TASK STATEMENT:
Quote every line below exactly and skip any picture.

DATA:
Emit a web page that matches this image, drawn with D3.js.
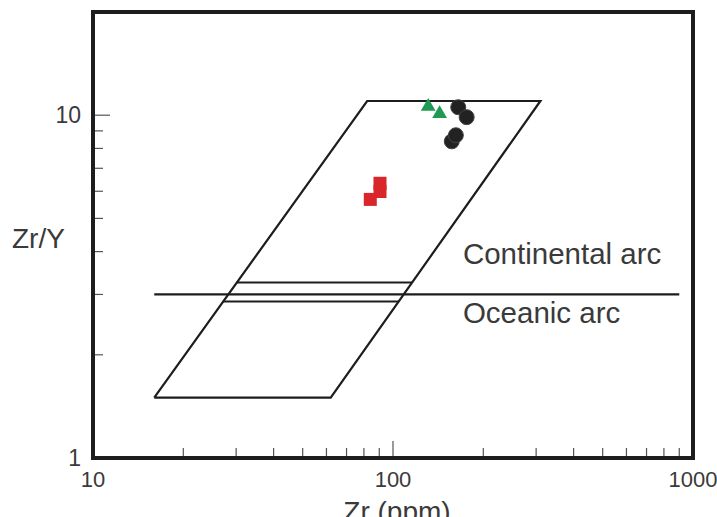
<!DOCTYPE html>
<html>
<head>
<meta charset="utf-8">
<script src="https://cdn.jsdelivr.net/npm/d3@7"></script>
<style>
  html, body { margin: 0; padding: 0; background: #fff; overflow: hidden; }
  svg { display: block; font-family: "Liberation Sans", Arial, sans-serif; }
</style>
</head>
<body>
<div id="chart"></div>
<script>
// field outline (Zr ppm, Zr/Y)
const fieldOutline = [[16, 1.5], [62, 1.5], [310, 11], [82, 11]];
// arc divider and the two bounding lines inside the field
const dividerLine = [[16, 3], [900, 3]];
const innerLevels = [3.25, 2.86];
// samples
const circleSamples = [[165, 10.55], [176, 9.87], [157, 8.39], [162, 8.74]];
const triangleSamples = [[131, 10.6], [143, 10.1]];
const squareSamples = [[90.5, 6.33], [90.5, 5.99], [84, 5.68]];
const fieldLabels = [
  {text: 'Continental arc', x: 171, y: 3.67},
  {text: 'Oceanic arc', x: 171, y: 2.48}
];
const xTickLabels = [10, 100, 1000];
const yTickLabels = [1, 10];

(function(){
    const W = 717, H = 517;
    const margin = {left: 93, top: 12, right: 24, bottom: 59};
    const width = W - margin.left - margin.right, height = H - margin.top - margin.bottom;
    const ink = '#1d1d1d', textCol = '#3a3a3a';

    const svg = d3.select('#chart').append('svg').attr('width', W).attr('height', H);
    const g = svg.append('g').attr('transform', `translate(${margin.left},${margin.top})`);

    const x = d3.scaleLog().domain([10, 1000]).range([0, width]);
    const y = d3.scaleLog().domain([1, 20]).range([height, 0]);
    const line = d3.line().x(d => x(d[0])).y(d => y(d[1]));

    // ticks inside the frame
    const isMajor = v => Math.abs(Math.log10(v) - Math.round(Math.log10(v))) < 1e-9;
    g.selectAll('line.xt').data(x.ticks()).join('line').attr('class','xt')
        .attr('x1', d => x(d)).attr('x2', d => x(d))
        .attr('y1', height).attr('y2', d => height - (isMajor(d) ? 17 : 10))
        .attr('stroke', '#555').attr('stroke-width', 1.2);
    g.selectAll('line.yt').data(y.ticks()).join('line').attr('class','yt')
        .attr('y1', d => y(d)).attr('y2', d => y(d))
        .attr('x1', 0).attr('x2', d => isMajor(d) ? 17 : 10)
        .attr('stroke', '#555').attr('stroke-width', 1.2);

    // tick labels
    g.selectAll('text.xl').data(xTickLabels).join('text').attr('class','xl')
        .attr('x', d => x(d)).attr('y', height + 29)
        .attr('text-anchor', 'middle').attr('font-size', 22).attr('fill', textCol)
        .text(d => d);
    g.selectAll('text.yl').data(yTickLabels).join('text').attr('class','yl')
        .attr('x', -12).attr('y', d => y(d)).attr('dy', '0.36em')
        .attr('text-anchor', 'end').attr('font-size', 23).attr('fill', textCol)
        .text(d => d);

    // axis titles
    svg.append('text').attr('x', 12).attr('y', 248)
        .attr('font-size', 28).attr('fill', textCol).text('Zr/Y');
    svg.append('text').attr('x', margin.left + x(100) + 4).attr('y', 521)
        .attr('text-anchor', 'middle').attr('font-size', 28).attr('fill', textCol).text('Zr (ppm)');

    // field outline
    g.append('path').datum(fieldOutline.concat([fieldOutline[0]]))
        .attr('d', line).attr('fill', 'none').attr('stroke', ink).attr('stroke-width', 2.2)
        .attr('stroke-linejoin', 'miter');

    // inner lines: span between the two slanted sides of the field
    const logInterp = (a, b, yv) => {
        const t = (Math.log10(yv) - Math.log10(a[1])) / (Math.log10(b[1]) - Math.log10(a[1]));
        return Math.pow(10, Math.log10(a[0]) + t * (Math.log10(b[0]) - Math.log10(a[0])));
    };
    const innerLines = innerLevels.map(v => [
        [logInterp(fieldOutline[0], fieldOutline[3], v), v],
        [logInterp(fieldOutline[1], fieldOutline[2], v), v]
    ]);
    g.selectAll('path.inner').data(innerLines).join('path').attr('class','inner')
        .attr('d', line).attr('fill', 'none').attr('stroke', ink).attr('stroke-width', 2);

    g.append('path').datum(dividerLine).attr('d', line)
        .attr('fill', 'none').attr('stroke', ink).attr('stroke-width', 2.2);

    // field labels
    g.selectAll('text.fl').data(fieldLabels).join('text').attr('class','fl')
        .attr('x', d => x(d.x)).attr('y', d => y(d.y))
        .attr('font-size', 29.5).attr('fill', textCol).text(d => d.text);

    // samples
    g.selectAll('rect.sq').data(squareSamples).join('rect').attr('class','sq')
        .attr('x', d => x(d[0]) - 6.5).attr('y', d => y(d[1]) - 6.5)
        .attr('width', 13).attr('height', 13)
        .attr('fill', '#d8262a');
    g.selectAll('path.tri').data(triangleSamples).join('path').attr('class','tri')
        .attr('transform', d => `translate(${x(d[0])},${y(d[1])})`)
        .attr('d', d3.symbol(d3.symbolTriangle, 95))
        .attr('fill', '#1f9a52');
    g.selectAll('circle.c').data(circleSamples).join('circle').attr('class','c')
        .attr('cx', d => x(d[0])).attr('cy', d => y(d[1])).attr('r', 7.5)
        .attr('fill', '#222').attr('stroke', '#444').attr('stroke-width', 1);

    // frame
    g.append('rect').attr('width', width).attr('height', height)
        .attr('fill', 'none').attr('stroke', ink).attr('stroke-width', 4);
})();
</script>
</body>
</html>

ANSWER FOR THE TASK:
Emit a web page that matches this image, drawn with D3.js.
<!DOCTYPE html>
<html>
<head>
<meta charset="utf-8">
<script src="https://cdn.jsdelivr.net/npm/d3@7"></script>
<style>
  html, body { margin: 0; padding: 0; background: #fff; overflow: hidden; }
  svg { display: block; font-family: "Liberation Sans", Arial, sans-serif; }
</style>
</head>
<body>
<div id="chart"></div>
<script>
// field outline (Zr ppm, Zr/Y)
const fieldOutline = [[16, 1.5], [62, 1.5], [310, 11], [82, 11]];
// arc divider and the two bounding lines inside the field
const dividerLine = [[16, 3], [900, 3]];
const innerLevels = [3.25, 2.86];
// samples
const circleSamples = [[165, 10.55], [176, 9.87], [157, 8.39], [162, 8.74]];
const triangleSamples = [[131, 10.6], [143, 10.1]];
const squareSamples = [[90.5, 6.33], [90.5, 5.99], [84, 5.68]];
const fieldLabels = [
  {text: 'Continental arc', x: 171, y: 3.67},
  {text: 'Oceanic arc', x: 171, y: 2.48}
];
const xTickLabels = [10, 100, 1000];
const yTickLabels = [1, 10];

(function(){
    const W = 717, H = 517;
    const margin = {left: 93, top: 12, right: 24, bottom: 59};
    const width = W - margin.left - margin.right, height = H - margin.top - margin.bottom;
    const ink = '#1d1d1d', textCol = '#3a3a3a';

    const svg = d3.select('#chart').append('svg').attr('width', W).attr('height', H);
    const g = svg.append('g').attr('transform', `translate(${margin.left},${margin.top})`);

    const x = d3.scaleLog().domain([10, 1000]).range([0, width]);
    const y = d3.scaleLog().domain([1, 20]).range([height, 0]);
    const line = d3.line().x(d => x(d[0])).y(d => y(d[1]));

    // ticks inside the frame
    const isMajor = v => Math.abs(Math.log10(v) - Math.round(Math.log10(v))) < 1e-9;
    g.selectAll('line.xt').data(x.ticks()).join('line').attr('class','xt')
        .attr('x1', d => x(d)).attr('x2', d => x(d))
        .attr('y1', height).attr('y2', d => height - (isMajor(d) ? 17 : 10))
        .attr('stroke', '#555').attr('stroke-width', 1.2);
    g.selectAll('line.yt').data(y.ticks()).join('line').attr('class','yt')
        .attr('y1', d => y(d)).attr('y2', d => y(d))
        .attr('x1', 0).attr('x2', d => isMajor(d) ? 17 : 10)
        .attr('stroke', '#555').attr('stroke-width', 1.2);

    // tick labels
    g.selectAll('text.xl').data(xTickLabels).join('text').attr('class','xl')
        .attr('x', d => x(d)).attr('y', height + 29)
        .attr('text-anchor', 'middle').attr('font-size', 22).attr('fill', textCol)
        .text(d => d);
    g.selectAll('text.yl').data(yTickLabels).join('text').attr('class','yl')
        .attr('x', -12).attr('y', d => y(d)).attr('dy', '0.36em')
        .attr('text-anchor', 'end').attr('font-size', 23).attr('fill', textCol)
        .text(d => d);

    // axis titles
    svg.append('text').attr('x', 12).attr('y', 248)
        .attr('font-size', 28).attr('fill', textCol).text('Zr/Y');
    svg.append('text').attr('x', margin.left + x(100) + 4).attr('y', 521)
        .attr('text-anchor', 'middle').attr('font-size', 28).attr('fill', textCol).text('Zr (ppm)');

    // field outline
    g.append('path').datum(fieldOutline.concat([fieldOutline[0]]))
        .attr('d', line).attr('fill', 'none').attr('stroke', ink).attr('stroke-width', 2.2)
        .attr('stroke-linejoin', 'miter');

    // inner lines: span between the two slanted sides of the field
    const logInterp = (a, b, yv) => {
        const t = (Math.log10(yv) - Math.log10(a[1])) / (Math.log10(b[1]) - Math.log10(a[1]));
        return Math.pow(10, Math.log10(a[0]) + t * (Math.log10(b[0]) - Math.log10(a[0])));
    };
    const innerLines = innerLevels.map(v => [
        [logInterp(fieldOutline[0], fieldOutline[3], v), v],
        [logInterp(fieldOutline[1], fieldOutline[2], v), v]
    ]);
    g.selectAll('path.inner').data(innerLines).join('path').attr('class','inner')
        .attr('d', line).attr('fill', 'none').attr('stroke', ink).attr('stroke-width', 2);

    g.append('path').datum(dividerLine).attr('d', line)
        .attr('fill', 'none').attr('stroke', ink).attr('stroke-width', 2.2);

    // field labels
    g.selectAll('text.fl').data(fieldLabels).join('text').attr('class','fl')
        .attr('x', d => x(d.x)).attr('y', d => y(d.y))
        .attr('font-size', 29.5).attr('fill', textCol).text(d => d.text);

    // samples
    g.selectAll('rect.sq').data(squareSamples).join('rect').attr('class','sq')
        .attr('x', d => x(d[0]) - 6.5).attr('y', d => y(d[1]) - 6.5)
        .attr('width', 13).attr('height', 13)
        .attr('fill', '#d8262a');
    g.selectAll('path.tri').data(triangleSamples).join('path').attr('class','tri')
        .attr('transform', d => `translate(${x(d[0])},${y(d[1])})`)
        .attr('d', d3.symbol(d3.symbolTriangle, 95))
        .attr('fill', '#1f9a52');
    g.selectAll('circle.c').data(circleSamples).join('circle').attr('class','c')
        .attr('cx', d => x(d[0])).attr('cy', d => y(d[1])).attr('r', 7.5)
        .attr('fill', '#222').attr('stroke', '#444').attr('stroke-width', 1);

    // frame
    g.append('rect').attr('width', width).attr('height', height)
        .attr('fill', 'none').attr('stroke', ink).attr('stroke-width', 4);
})();
</script>
</body>
</html>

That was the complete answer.